Kim also did his best to help those opposing Western interests. His pilots are reported to have flown missions on behalf of Libya and Egypt and he played host to terrorist groups. In what appears to have been a fit of whimsy, Kim built a palace in Pyongyang for the deposed Cambodian head of state Prince Norodom Sihanouk, who has now returned to the throne but still occasionally sojourns in North Korea.

Although despised and ridiculed as a pocket Stalin in much of the West, in many parts of the Third World Kim was respected for having provided his people with acceptable living standards, a comparatively high level of public health, and a remarkable degree of independence even from China and the Soviet Union, on whom North Korea had depended for its weapons.

But toward the end of Kim's rule cracks had begun to appear in the foundations of the communist kingdom. Though North Korea under Kim was for a while more prosperous than the US-aligned South, by the early Eighties the North had fallen behind the South economically and its military edge too was being questioned. In 1986 North Korea found itself unable to service a foreign debt of dollars 2bn. In the meantime, South Korea chalked up a dollars 5bn trade surplus and was having no difficulty repaying a foreign debt of dollars 50bn.

Although Kim had gone so far as to substitute Marxism-Leninism, for what he called 'juche' (literally self-reliance), at the end of his rule, most of the sophisticated machinery and equipment his country needed had been imported, and many remained to be paid for. A Western visitor recalled seeing the nameplates of machines from Eastern bloc countries crudely filed down and replaced with plates reading, 'Made in the Democratic People's Republic of Korea'.

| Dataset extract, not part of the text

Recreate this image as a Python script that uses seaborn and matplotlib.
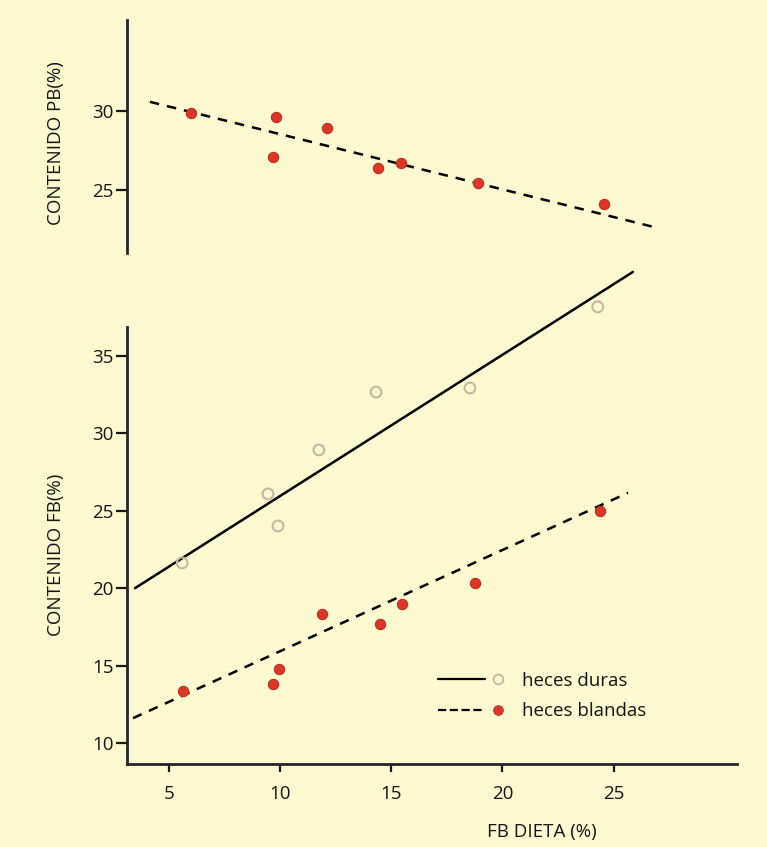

In late 1986 Kim was rumoured to have been assassinated by disgruntled army officers. Although the story turned out to be false, an apparent case of mistranslation of a North Korean broadcast by an American intelligence worker, the incident focused attention on dissatisfaction in North Korea, especially with Kim's plans to have himself succeeded by his son, who, in spite of help from his father's propagandists, appears not to have inherited the senior Kim's charisma.